Go through the data below and copy it exactly, skipping every picture.
-- Start --
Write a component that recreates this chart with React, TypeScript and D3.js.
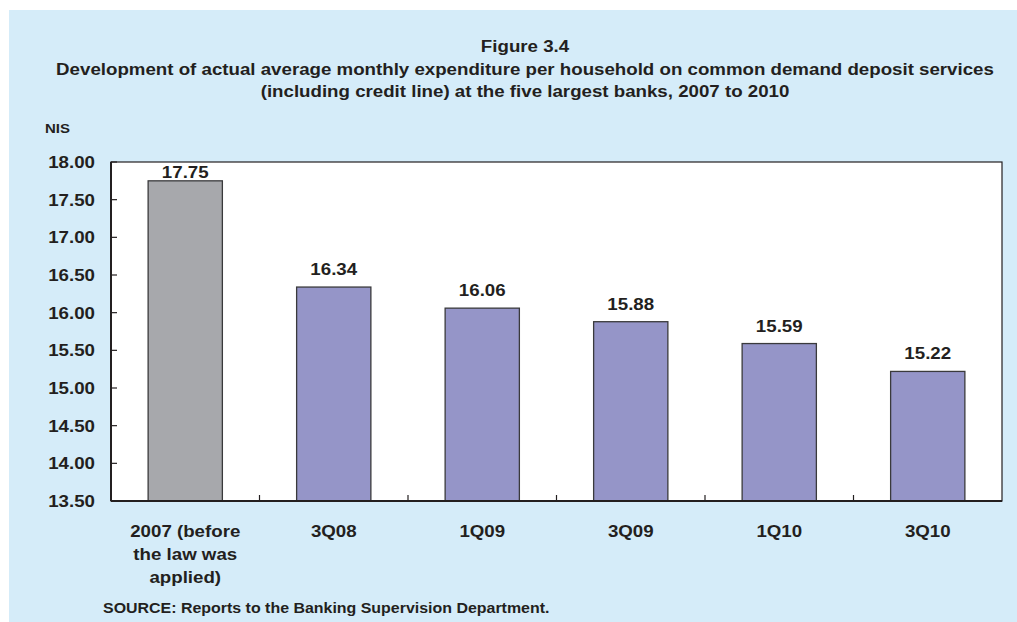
import React from "react";
import * as d3 from "d3";

const categories: string[][] = [
  ["2007 (before", "the law was", "applied)"],
  ["3Q08"],
  ["1Q09"],
  ["3Q09"],
  ["1Q10"],
  ["3Q10"],
];
const values: number[] = [17.75, 16.34, 16.06, 15.88, 15.59, 15.22];
const barColors: string[] = ["#a7a8ac", "#9595c8", "#9595c8", "#9595c8", "#9595c8", "#9595c8"];
const yTicks: number[] = [13.5, 14, 14.5, 15, 15.5, 16, 16.5, 17, 17.5, 18];
const titleLines: string[] = [
  "Figure 3.4",
  "Development of actual average monthly expenditure per household on common demand deposit services",
  "(including credit line) at the five largest banks, 2007 to 2010",
];
const unitLabel = "NIS";
const sourceText = "SOURCE: Reports to the Banking Supervision Department.";

const W = 1017;
const H = 622;
const plot = { left: 111, right: 1002, top: 162, bottom: 501 };
const FONT = "'Liberation Sans', Arial, Helvetica, sans-serif";
const TXT = "#231f20";
const SX = 1.1;

function T(props: { x: number; y: number; size: number; anchor?: string; children: React.ReactNode; sx?: number }) {
  const { x, y, size, anchor = "start", children, sx = SX } = props;
  return (
    <text
      transform={`translate(${x},${y}) scale(${sx},1)`}
      textAnchor={anchor}
      fontWeight="bold"
      fontSize={size}
      fill={TXT}
    >
      {children}
    </text>
  );
}

export default function App() {
  const idx = categories.map((_, i) => String(i));
  const x = d3.scaleBand<string>().domain(idx).range([plot.left, plot.right]).paddingInner(0.5).paddingOuter(0.25);
  const y = d3.scaleLinear().domain([13.5, 18]).range([plot.bottom, plot.top]);
  const boundaries = d3.range(1, categories.length).map((i) => plot.left + (plot.right - plot.left) * i / categories.length);

  return (
    <svg width={W} height={H} style={{ position: "absolute", left: 0, top: 0 }} fontFamily={FONT}>
      <rect x={0} y={0} width={W} height={H} fill="#ffffff" />
      <rect x={9} y={10} width={W - 9} height={H - 10} fill="#d5ecf9" />
      {titleLines.map((t, i) => (
        <T key={i} x={525} y={52 + (i === 0 ? 0 : 1 + i * 22)} anchor="middle" size={17}>
          {t}
        </T>
      ))}
      <T x={45} y={133} size={12.5} sx={1.2}>{unitLabel}</T>
      <rect x={plot.left} y={plot.top} width={plot.right - plot.left} height={plot.bottom - plot.top} fill="#ffffff" stroke="#231f20" strokeWidth={1.2} />
      {yTicks.map((t) => (
        <g key={t}>
          <line x1={plot.left} x2={plot.left + 6} y1={y(t)} y2={y(t)} stroke="#231f20" strokeWidth={1.2} />
          <T x={95} y={y(t) + 6} anchor="end" size={17}>
            {t.toFixed(2)}
          </T>
        </g>
      ))}
      {boundaries.map((b, i) => (
        <line key={i} x1={b} x2={b} y1={plot.bottom} y2={plot.bottom - 6} stroke="#231f20" strokeWidth={1.2} />
      ))}
      {values.map((v, i) => {
        const bx = x(String(i))!;
        const top = y(v);
        const labelY = Math.max(top - 12, plot.top + 16);
        return (
          <g key={i}>
            <rect x={bx} y={top} width={x.bandwidth()} height={plot.bottom - top} fill={barColors[i]} stroke="#3a3a3c" strokeWidth={1.3} />
            <T x={bx + x.bandwidth() / 2} y={labelY} anchor="middle" size={17}>
              {v.toFixed(2)}
            </T>
          </g>
        );
      })}
      <line x1={plot.left} x2={plot.left} y1={plot.top} y2={plot.bottom} stroke="#231f20" strokeWidth={2} />
      <line x1={plot.left} x2={plot.right} y1={plot.bottom} y2={plot.bottom} stroke="#231f20" strokeWidth={2} />
      {categories.map((lines, i) =>
        lines.map((l, j) => (
          <T key={`${i}-${j}`} x={x(String(i))! + x.bandwidth() / 2} y={537 + j * 23} anchor="middle" size={17}>
            {l}
          </T>
        ))
      )}
      <T x={103} y={613} size={14.5}>{sourceText}</T>
    </svg>
  );
}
-- End --
> OUTPUT FOR THIS TASK:
Write a component that recreates this chart with React, TypeScript and D3.js.
import React from "react";
import * as d3 from "d3";

const categories: string[][] = [
  ["2007 (before", "the law was", "applied)"],
  ["3Q08"],
  ["1Q09"],
  ["3Q09"],
  ["1Q10"],
  ["3Q10"],
];
const values: number[] = [17.75, 16.34, 16.06, 15.88, 15.59, 15.22];
const barColors: string[] = ["#a7a8ac", "#9595c8", "#9595c8", "#9595c8", "#9595c8", "#9595c8"];
const yTicks: number[] = [13.5, 14, 14.5, 15, 15.5, 16, 16.5, 17, 17.5, 18];
const titleLines: string[] = [
  "Figure 3.4",
  "Development of actual average monthly expenditure per household on common demand deposit services",
  "(including credit line) at the five largest banks, 2007 to 2010",
];
const unitLabel = "NIS";
const sourceText = "SOURCE: Reports to the Banking Supervision Department.";

const W = 1017;
const H = 622;
const plot = { left: 111, right: 1002, top: 162, bottom: 501 };
const FONT = "'Liberation Sans', Arial, Helvetica, sans-serif";
const TXT = "#231f20";
const SX = 1.1;

function T(props: { x: number; y: number; size: number; anchor?: string; children: React.ReactNode; sx?: number }) {
  const { x, y, size, anchor = "start", children, sx = SX } = props;
  return (
    <text
      transform={`translate(${x},${y}) scale(${sx},1)`}
      textAnchor={anchor}
      fontWeight="bold"
      fontSize={size}
      fill={TXT}
    >
      {children}
    </text>
  );
}

export default function App() {
  const idx = categories.map((_, i) => String(i));
  const x = d3.scaleBand<string>().domain(idx).range([plot.left, plot.right]).paddingInner(0.5).paddingOuter(0.25);
  const y = d3.scaleLinear().domain([13.5, 18]).range([plot.bottom, plot.top]);
  const boundaries = d3.range(1, categories.length).map((i) => plot.left + (plot.right - plot.left) * i / categories.length);

  return (
    <svg width={W} height={H} style={{ position: "absolute", left: 0, top: 0 }} fontFamily={FONT}>
      <rect x={0} y={0} width={W} height={H} fill="#ffffff" />
      <rect x={9} y={10} width={W - 9} height={H - 10} fill="#d5ecf9" />
      {titleLines.map((t, i) => (
        <T key={i} x={525} y={52 + (i === 0 ? 0 : 1 + i * 22)} anchor="middle" size={17}>
          {t}
        </T>
      ))}
      <T x={45} y={133} size={12.5} sx={1.2}>{unitLabel}</T>
      <rect x={plot.left} y={plot.top} width={plot.right - plot.left} height={plot.bottom - plot.top} fill="#ffffff" stroke="#231f20" strokeWidth={1.2} />
      {yTicks.map((t) => (
        <g key={t}>
          <line x1={plot.left} x2={plot.left + 6} y1={y(t)} y2={y(t)} stroke="#231f20" strokeWidth={1.2} />
          <T x={95} y={y(t) + 6} anchor="end" size={17}>
            {t.toFixed(2)}
          </T>
        </g>
      ))}
      {boundaries.map((b, i) => (
        <line key={i} x1={b} x2={b} y1={plot.bottom} y2={plot.bottom - 6} stroke="#231f20" strokeWidth={1.2} />
      ))}
      {values.map((v, i) => {
        const bx = x(String(i))!;
        const top = y(v);
        const labelY = Math.max(top - 12, plot.top + 16);
        return (
          <g key={i}>
            <rect x={bx} y={top} width={x.bandwidth()} height={plot.bottom - top} fill={barColors[i]} stroke="#3a3a3c" strokeWidth={1.3} />
            <T x={bx + x.bandwidth() / 2} y={labelY} anchor="middle" size={17}>
              {v.toFixed(2)}
            </T>
          </g>
        );
      })}
      <line x1={plot.left} x2={plot.left} y1={plot.top} y2={plot.bottom} stroke="#231f20" strokeWidth={2} />
      <line x1={plot.left} x2={plot.right} y1={plot.bottom} y2={plot.bottom} stroke="#231f20" strokeWidth={2} />
      {categories.map((lines, i) =>
        lines.map((l, j) => (
          <T key={`${i}-${j}`} x={x(String(i))! + x.bandwidth() / 2} y={537 + j * 23} anchor="middle" size={17}>
            {l}
          </T>
        ))
      )}
      <T x={103} y={613} size={14.5}>{sourceText}</T>
    </svg>
  );
}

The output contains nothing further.